Our autonomous dbfs capabilities achieve low latency scaling of voltage and frequency to run at the most power efficient point based on workload bandwidth for both the SoC fabric and the memory subsystem. In addition to our dbfs capabilities, we've targeted several areas of the design for reduced power consumption even with all of the added features and performance. Our improved HVT transistors are vital for improving power in our type c, PCIe and DVR IO subsystems.

We lowered the fixed rail voltages over Ice Lake where possible while also improving the efficiency of our fully integrated voltage regulators. We also reduce the amount of logic needed to live on our deep sleep C State sustained rail. Now in the end both of these work streams resulted in greater power efficiency, which translates into higher performance at the same power envelope with decreased energy consumption.

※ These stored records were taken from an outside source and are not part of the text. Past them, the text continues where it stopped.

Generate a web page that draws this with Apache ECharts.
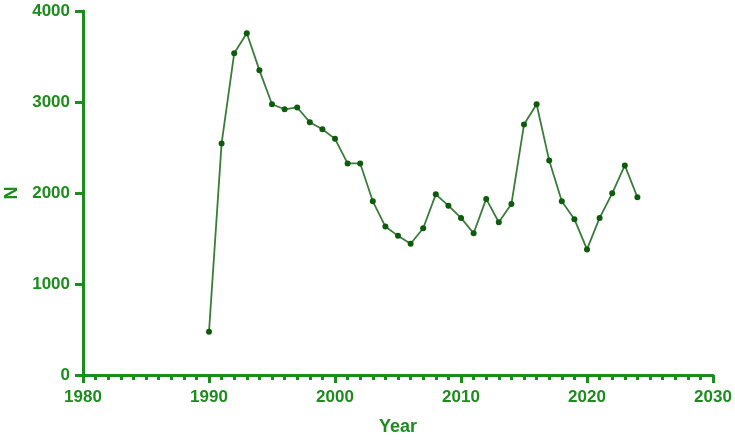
<!DOCTYPE html>
<html>
<head>
<meta charset="utf-8">
<script src="https://cdn.jsdelivr.net/npm/echarts@6/dist/echarts.min.js"></script>
<style>
  html, body { margin: 0; padding: 0; background: #fff; }
  #chart { width: 735px; height: 441px; }
</style>
</head>
<body>
<div id="chart"></div>
<script>
  const years = [1990, 1991, 1992, 1993, 1994, 1995, 1996, 1997, 1998, 1999,
    2000, 2001, 2002, 2003, 2004, 2005, 2006, 2007, 2008, 2009,
    2010, 2011, 2012, 2013, 2014, 2015, 2016, 2017, 2018, 2019,
    2020, 2021, 2022, 2023, 2024]
  const counts = [475, 2545, 3535, 3755, 3350, 2975, 2920, 2940, 2778, 2700,
    2595, 2325, 2325, 1909, 1631, 1529, 1442, 1613, 1985, 1861,
    1726, 1558, 1935, 1679, 1878, 2752, 2975, 2356, 1909, 1712,
    1380, 1726, 1996, 2303, 1953]
  const xTicks = [1980, 2030, 10]
  const yTicks = [0, 4000, 1000]

  const green = "#1c8c1c"

  const options = {
    animation: false,
    grid: {
      left: 83,
      right: 22,
      top: 11,
      bottom: 66,
      containLabel: false,
      outerBoundsMode: "none",
    },
    xAxis: {
      type: "value",
      min: xTicks[0],
      max: xTicks[1],
      interval: xTicks[2],
      name: "Year",
      nameLocation: "middle",
      nameGap: 43,
      nameTextStyle: {
        color: green,
        fontFamily: "Liberation Sans",
        fontWeight: "bold",
        fontSize: 18,
      },
      splitLine: { show: false },
      axisLine: { lineStyle: { color: green, width: 3 } },
      axisTick: { length: 8, lineStyle: { color: green, width: 3 } },
      minorTick: { show: true, splitNumber: 10, length: 5, lineStyle: { color: green, width: 3 } },
      axisLabel: {
        margin: 14,
        color: green,
        fontFamily: "Liberation Sans",
        fontWeight: "bold",
        fontSize: 17,
        hideOverlap: false,
        formatter: (v) => String(v),
      },
    },
    yAxis: {
      type: "value",
      min: yTicks[0],
      max: yTicks[1],
      interval: yTicks[2],
      name: "N",
      nameLocation: "middle",
      nameGap: 62,
      nameRotate: 90,
      nameTextStyle: {
        color: green,
        fontFamily: "Liberation Sans",
        fontWeight: "bold",
        fontSize: 18,
      },
      splitLine: { show: false },
      axisLine: { show: true, lineStyle: { color: green, width: 3 } },
      axisTick: { show: true, length: 8, lineStyle: { color: green, width: 3 } },
      axisLabel: {
        margin: 13,
        color: green,
        fontFamily: "Liberation Sans",
        fontWeight: "bold",
        fontSize: 17,
        formatter: (v) => String(v),
      },
    },
    series: [
      {
        type: "line",
        data: years.map((y, i) => [y, counts[i]]),
        symbol: "circle",
        symbolSize: 6,
        lineStyle: { color: "#3a7d3a", width: 1.8 },
        itemStyle: { color: "#0d5c0d" },
      },
    ],
  }

  let dom = document.getElementById("chart")
  let myChart = echarts.init(dom)
  myChart.setOption(options)
</script>
</body>
</html>
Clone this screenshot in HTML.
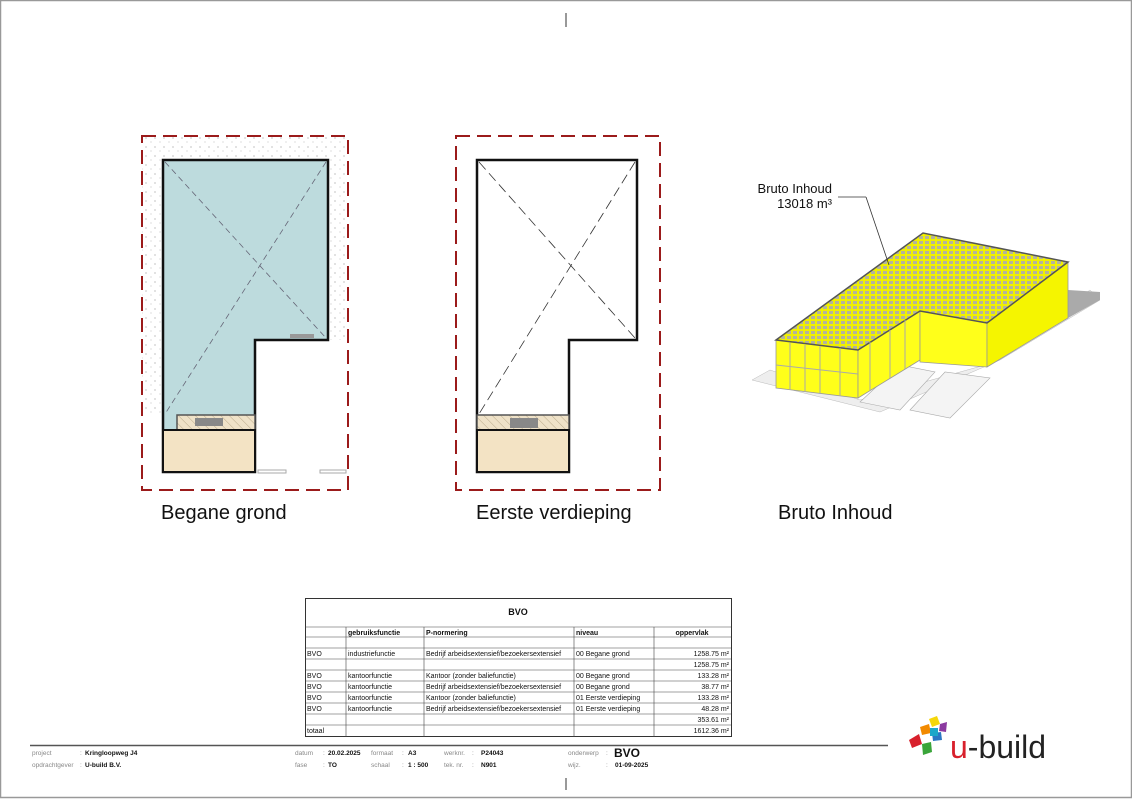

Overall versus Ice Lake and leveraging the great process technology improvements we've described the Tiger Lake SOC architecture delivers significant advancements across a wide set of soc IPs with more than a generational increase in CPU performance with Willow Cove massive improvements in graphics power efficiency in the XE Graphics IP, scalable AI for emerging client workloads, increased memory and fabric efficiency to support high bandwidth and rich IO capabilities and much more. I hope you can see why we are excited about our Tiger Lake journey. Intel teams redesign the SoC on the foundation of our SuperFin technology delivering greater performance across CPU, GPU and AI. With the improved power efficiency we were not only able to refresh and update all existing IP, but we were able to integrate additional functionality for a greater user experience across the spectrum. - Boyd Phelps, Vice President Client Enigneering Group, Intel, Architecture Day 2020.